My emotions about this topic are very raw today.  From my own experience and talking to other survivors of childhood sexual abuse who experience the abuse from a family member families are often filled with drama and negative emotions.  I have seen survivors who will leave home as early as they can to get away from the abusive situation never to return or have very limited communication with their families and keep a distance.  As important as family is in the gospel having this type of void in your life can be hard.  I know it is for me.
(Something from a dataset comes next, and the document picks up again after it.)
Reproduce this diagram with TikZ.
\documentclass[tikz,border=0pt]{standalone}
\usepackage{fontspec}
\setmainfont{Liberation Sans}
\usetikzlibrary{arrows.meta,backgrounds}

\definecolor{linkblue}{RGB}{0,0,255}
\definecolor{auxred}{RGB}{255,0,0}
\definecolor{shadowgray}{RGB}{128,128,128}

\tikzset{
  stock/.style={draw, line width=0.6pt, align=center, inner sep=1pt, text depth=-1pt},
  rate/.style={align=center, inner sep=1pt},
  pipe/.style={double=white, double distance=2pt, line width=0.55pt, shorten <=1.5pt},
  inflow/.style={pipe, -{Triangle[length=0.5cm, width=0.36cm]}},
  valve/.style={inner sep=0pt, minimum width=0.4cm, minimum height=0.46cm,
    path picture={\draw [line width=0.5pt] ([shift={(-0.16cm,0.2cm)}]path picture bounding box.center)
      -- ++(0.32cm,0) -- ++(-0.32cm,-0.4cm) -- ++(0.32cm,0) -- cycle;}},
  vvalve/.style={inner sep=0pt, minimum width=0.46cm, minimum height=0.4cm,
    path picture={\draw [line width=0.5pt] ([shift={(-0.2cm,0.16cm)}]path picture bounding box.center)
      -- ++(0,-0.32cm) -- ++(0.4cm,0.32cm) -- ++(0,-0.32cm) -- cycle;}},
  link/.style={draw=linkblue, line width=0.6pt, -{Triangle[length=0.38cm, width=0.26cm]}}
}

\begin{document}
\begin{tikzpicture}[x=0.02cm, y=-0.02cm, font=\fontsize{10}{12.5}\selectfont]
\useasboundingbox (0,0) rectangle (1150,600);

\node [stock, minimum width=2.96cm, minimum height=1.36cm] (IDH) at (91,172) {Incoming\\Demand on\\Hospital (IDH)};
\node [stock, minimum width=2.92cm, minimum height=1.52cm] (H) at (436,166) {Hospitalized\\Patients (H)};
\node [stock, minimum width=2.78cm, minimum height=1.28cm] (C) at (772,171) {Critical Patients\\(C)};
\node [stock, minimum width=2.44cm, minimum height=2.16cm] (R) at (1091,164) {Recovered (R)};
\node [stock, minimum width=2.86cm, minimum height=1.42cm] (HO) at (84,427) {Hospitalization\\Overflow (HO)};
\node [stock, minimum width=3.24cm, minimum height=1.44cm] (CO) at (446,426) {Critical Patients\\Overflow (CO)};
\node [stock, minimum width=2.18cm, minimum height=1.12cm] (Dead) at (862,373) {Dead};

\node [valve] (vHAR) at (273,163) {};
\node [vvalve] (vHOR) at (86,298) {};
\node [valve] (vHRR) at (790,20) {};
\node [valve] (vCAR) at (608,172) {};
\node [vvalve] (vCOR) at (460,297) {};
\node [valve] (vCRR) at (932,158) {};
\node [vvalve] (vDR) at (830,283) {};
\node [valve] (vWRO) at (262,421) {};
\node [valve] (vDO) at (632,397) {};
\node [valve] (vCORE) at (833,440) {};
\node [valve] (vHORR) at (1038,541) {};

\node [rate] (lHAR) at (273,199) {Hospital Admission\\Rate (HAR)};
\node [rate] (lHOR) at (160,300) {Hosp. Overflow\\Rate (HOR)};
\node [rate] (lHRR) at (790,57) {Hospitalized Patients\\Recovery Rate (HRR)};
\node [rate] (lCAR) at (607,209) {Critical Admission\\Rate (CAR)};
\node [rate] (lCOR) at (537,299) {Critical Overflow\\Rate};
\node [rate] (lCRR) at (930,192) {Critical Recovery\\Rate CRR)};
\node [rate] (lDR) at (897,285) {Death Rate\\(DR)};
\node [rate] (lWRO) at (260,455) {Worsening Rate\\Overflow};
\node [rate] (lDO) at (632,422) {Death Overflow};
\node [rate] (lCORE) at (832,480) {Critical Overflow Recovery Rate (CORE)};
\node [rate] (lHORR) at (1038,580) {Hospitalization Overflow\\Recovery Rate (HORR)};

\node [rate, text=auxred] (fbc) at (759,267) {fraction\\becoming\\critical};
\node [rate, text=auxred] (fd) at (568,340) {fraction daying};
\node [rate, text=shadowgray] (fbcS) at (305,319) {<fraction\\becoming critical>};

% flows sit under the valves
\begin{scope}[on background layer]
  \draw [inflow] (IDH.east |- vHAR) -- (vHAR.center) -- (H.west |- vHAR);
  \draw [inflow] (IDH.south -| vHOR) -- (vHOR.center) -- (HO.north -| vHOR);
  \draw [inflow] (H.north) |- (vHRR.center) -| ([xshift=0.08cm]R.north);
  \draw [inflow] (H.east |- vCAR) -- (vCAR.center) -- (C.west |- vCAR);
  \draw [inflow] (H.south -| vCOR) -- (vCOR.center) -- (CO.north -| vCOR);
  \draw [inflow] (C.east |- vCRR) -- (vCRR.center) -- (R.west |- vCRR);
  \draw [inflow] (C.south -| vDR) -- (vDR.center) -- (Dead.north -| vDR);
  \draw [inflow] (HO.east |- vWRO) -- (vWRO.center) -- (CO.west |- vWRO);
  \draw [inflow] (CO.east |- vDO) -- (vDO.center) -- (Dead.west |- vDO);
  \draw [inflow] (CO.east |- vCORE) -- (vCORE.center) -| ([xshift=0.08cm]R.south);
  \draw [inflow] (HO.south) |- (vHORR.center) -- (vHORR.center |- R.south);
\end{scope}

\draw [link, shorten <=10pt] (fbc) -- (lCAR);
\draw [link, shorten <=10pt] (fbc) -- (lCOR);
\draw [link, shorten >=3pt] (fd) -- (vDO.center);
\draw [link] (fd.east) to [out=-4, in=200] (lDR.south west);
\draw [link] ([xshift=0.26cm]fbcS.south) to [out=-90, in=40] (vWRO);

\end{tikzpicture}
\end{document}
Recently my eyes were painfully opened again to the reality of this void.  Many days, especially today, I feel orphaned.  There are days I cry in sorrow wishing I had someone to comfort or mother me.  But instead I live in a mirage of family life void of un-manipulated love and compassion and full of comparisons and envy.  To say the least, it is frustrating. 

There is a book titled, "The Emotionally Absent Mother" by Jasmin Lee Cori that has helped me learn how to comfort and mother myself when needed.  On the cover it states it is "a guide to self-healing and getting the love you missed." 
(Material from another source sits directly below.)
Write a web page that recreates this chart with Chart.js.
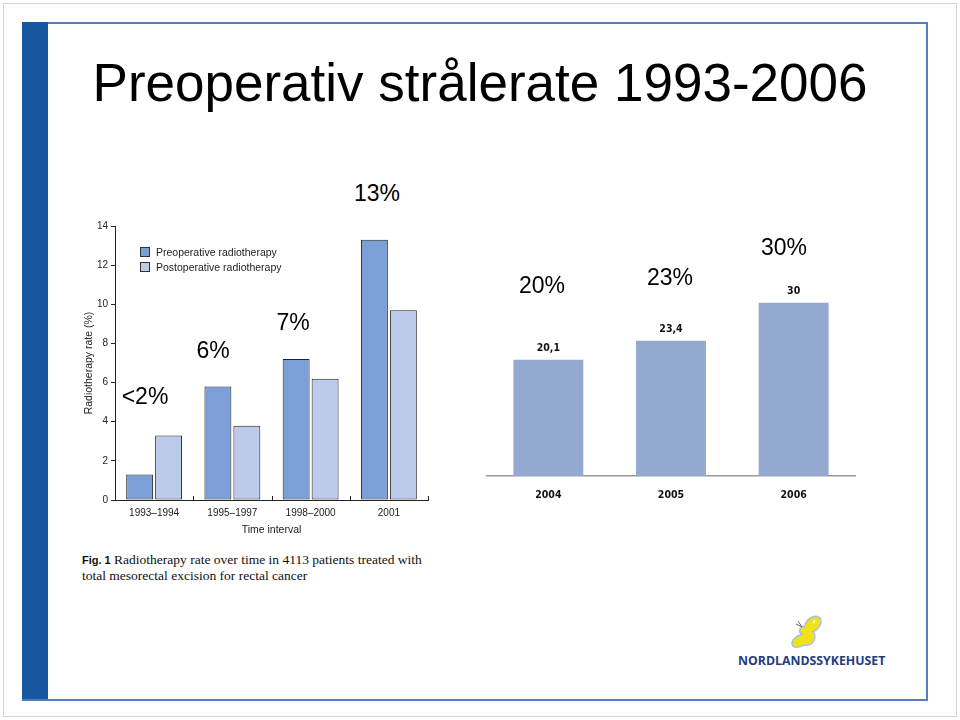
<!DOCTYPE html>
<html>
<head>
<meta charset="utf-8">
<script src="https://cdn.jsdelivr.net/npm/chart.js@4.4.0/dist/chart.umd.min.js"></script>
<style>
  body { margin: 0; background: #fff; font-family: "Liberation Sans", Arial, sans-serif; }
  #page { position: relative; width: 960px; height: 720px; overflow: hidden; }
  .outer { position: absolute; left: 3px; top: 3px; width: 952px; height: 712px; border: 1px solid #d4d4d4; }
  .frame { position: absolute; left: 22px; top: 22px; width: 904px; height: 675px; border: 2px solid #4f7fc0; border-left: none; }
  .sidebar { position: absolute; left: 22px; top: 22px; width: 26px; height: 677px; background: #17579f; }
  .title { position: absolute; left: 0; width: 960px; top: 52px; text-align: center; font-size: 53px; color: #000; white-space: nowrap; }
  .pct { position: absolute; font-size: 23px; color: #000; transform: translate(-50%, -50%); white-space: nowrap; }
  canvas { position: absolute; }
  .legend { position: absolute; left: 140px; top: 245px; font-size: 10.5px; color: #222; line-height: 15px; }
  .legend span.box { display: inline-block; width: 8px; height: 8px; border: 1px solid #333; margin-right: 6px; vertical-align: -1px; }
  .caption { position: absolute; left: 82px; top: 552px; font-family: "Liberation Serif", "DejaVu Serif", serif; font-size: 13.5px; line-height: 16px; color: #111; }
  .caption b { font-family: "Liberation Sans", Arial, sans-serif; font-size: 11px; }
  .logo { position: absolute; left: 738px; top: 652px; font-size: 12.3px; font-weight: bold; color: #1f3d82; letter-spacing: 0; font-family: "Open Sans", "Liberation Sans", sans-serif; }
</style>
</head>
<body>
<div id="page">
  <div class="outer"></div>
  <div class="frame"></div>
  <div class="sidebar"></div>
  <div class="title">Preoperativ strålerate 1993-2006</div>

  <canvas id="chartLeft" width="370" height="330" style="left:70px; top:210px; width:370px; height:330px;"></canvas>
  <canvas id="chartRight" width="390" height="250" style="left:480px; top:260px; width:390px; height:250px;"></canvas>

  <div class="legend">
    <div><span class="box" style="background:#7b9fd6"></span>Preoperative radiotherapy</div>
    <div><span class="box" style="background:#bccbea"></span>Postoperative radiotherapy</div>
  </div>

  <div class="pct" style="left:145px; top:396px;">&lt;2%</div>
  <div class="pct" style="left:213px; top:350px;">6%</div>
  <div class="pct" style="left:293px; top:322px;">7%</div>
  <div class="pct" style="left:377px; top:193px;">13%</div>
  <div class="pct" style="left:542px; top:285px;">20%</div>
  <div class="pct" style="left:670px; top:277px;">23%</div>
  <div class="pct" style="left:784px; top:247px;">30%</div>

  <div class="caption"><b>Fig. 1</b> Radiotherapy rate over time in 4113 patients treated with<br>total mesorectal excision for rectal cancer</div>

  <svg style="position:absolute; left:786px; top:612px;" width="40" height="40" viewBox="0 0 40 40">
    <path d="M19 14 C20 6, 30 2, 34 6 C37 10, 33 17, 27 20 C31 24, 28 33, 21 33 C16 33, 14 36, 9 35 C5 34, 5 29, 9 26 C11 24, 14 23, 16 22 C12 20, 13 15, 19 14 Z" fill="#f2e21a" stroke="#a8c0e0" stroke-width="1.5"/>
    <path d="M16 15 L12 9 M16 15 L10 12" stroke="#667" stroke-width="1"/>
    <path d="M27 9 C28 7, 30 8, 29 10 L27 12 Z" fill="#fff"/>
  </svg>
  <div class="logo">NORDLANDSSYKEHUSET</div>
</div>

<script>
// venstre figur: stråleterapi per periode
const periods = ["1993\u20131994", "1995\u20131997", "1998\u20132000", "2001"];
const preoperative = [1.3, 5.8, 7.2, 13.3];
const postoperative = [3.3, 3.8, 6.2, 9.7];
const leftTicks = [0, 2, 4, 6, 8, 10, 12, 14];

// høyre figur: preoperativ rate
const years = ["2004", "2005", "2006"];
const rates = [20.1, 23.4, 30];

const tickFont = { family: "Liberation Sans", size: 10 };

// små innvendige tick-streker mellom periodene
const innerTicks = {
  id: 'innerTicks',
  afterDraw(chart) {
    const area = chart.chartArea, ctx = chart.ctx;
    const step = (area.right - area.left) / periods.length;
    ctx.save();
    ctx.strokeStyle = '#222';
    ctx.lineWidth = 1;
    for (let i = 1; i <= periods.length; i++) {
      const px = Math.round(area.left + step * i) + 0.5;
      ctx.beginPath();
      ctx.moveTo(px, area.bottom);
      ctx.lineTo(px, area.bottom - 4);
      ctx.stroke();
    }
    ctx.restore();
  }
};

new Chart(document.getElementById('chartLeft'), {
  type: 'bar',
  data: {
    labels: periods,
    datasets: [
      { label: 'Preoperative radiotherapy', data: preoperative, backgroundColor: '#7b9fd6', borderColor: '#222', borderWidth: 1, borderSkipped: false,
        categoryPercentage: 0.74, barPercentage: 0.93 },
      { label: 'Postoperative radiotherapy', data: postoperative, backgroundColor: '#bccbea', borderColor: '#222', borderWidth: 1, borderSkipped: false,
        categoryPercentage: 0.74, barPercentage: 0.93 }
    ]
  },
  options: {
    responsive: false,
    animation: false,
    layout: { padding: { left: 2, right: 12, top: 16, bottom: 0 } },
    plugins: { legend: { display: false }, tooltip: { enabled: false } },
    scales: {
      x: {
        grid: { drawOnChartArea: false, color: 'rgba(0,0,0,0)', tickLength: 4 },
        border: { color: '#222', width: 1 },
        ticks: { color: '#222', font: tickFont, padding: 3 },
        title: { display: true, text: 'Time interval', color: '#222', font: { family: "Liberation Sans", size: 10.5 }, padding: { top: 2 } },
        afterFit: s => { s.height = 40; }
      },
      y: {
        min: 0, max: 14,
        afterBuildTicks: s => { s.ticks = leftTicks.map(v => ({ value: v })); },
        grid: { drawOnChartArea: false, color: '#222', tickLength: 4 },
        border: { color: '#222', width: 1 },
        ticks: { color: '#222', font: tickFont, padding: 3 },
        title: { display: true, text: 'Radiotherapy rate (%)', color: '#222', font: { family: "Liberation Sans", size: 10.5 }, padding: { top: 11, bottom: 0 } },
        afterFit: s => { s.width = 43; }
      }
    }
  },
  plugins: [innerTicks]
});

// verdier over søylene, med komma
const valueLabels = {
  id: 'valueLabels',
  afterDatasetsDraw(chart) {
    const ctx = chart.ctx;
    ctx.save();
    ctx.font = 'bold 10.5px "DejaVu Sans Condensed", "Liberation Sans", sans-serif';
    ctx.fillStyle = '#111';
    ctx.textAlign = 'center';
    ctx.textBaseline = 'bottom';
    chart.getDatasetMeta(0).data.forEach((bar, i) => {
      ctx.fillText(String(rates[i]).replace('.', ','), bar.x, bar.y - 6);
    });
    ctx.restore();
  }
};

new Chart(document.getElementById('chartRight'), {
  type: 'bar',
  data: {
    labels: years,
    datasets: [{ data: rates, backgroundColor: '#93a9d2', categoryPercentage: 1, barPercentage: 0.57 }]
  },
  options: {
    responsive: false,
    animation: false,
    layout: { padding: { left: 7, right: 15, top: 8, bottom: 0 } },
    plugins: { legend: { display: false }, tooltip: { enabled: false } },
    scales: {
      x: {
        grid: { display: false },
        border: { color: '#999', width: 1.5 },
        ticks: { color: '#111', font: { family: '"DejaVu Sans Condensed", "Liberation Sans", sans-serif', size: 10.5, weight: 'bold' }, padding: 5 },
        afterFit: s => { s.height = 34; }
      },
      y: { display: false, min: 0, max: 36 }
    }
  },
  plugins: [valueLabels]
});
</script>
</body>
</html>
The song, "Families Can Be Together Forever" has always been difficult for me.  It is easier to sing when I focus on the family I create verses the toxic family I come from however the level of turmoil it brings is still there.  "I have a fam'ly here on earth.  They are so good to me.  I want to share my life with them through all eternity."  They are so good to me? I have a hard enough time being with them on this earth let alone for eternity.

While I was out picking a few things up the other day I came across this quote, "Friends are the family we choose for ourselves."  Trying to focus on some sort of positive during this time of trial has helped somewhat and has helped me appreciate those I call my friends.  It does not make the situation or feelings of being orphaned and abandoned go away however it does comfort me knowing that there are people out there that care about me enough to at least call me their friend.


In times of feeling so orphaned and disconnected from family it is important to remember the Father of our Spirits, our Heavenly Father and our Brother Jesus Christ.  As alone as I have felt the last few days I know Christ will never leave me helpless or abandon me.  Our Father in Heaven loves us unconditionally regardless of our actions, struggles, or faults.  I must remember that I am part of a much greater family even though at times I feel orphaned and alone.  

"I will not leave you comfortless: I will come to you."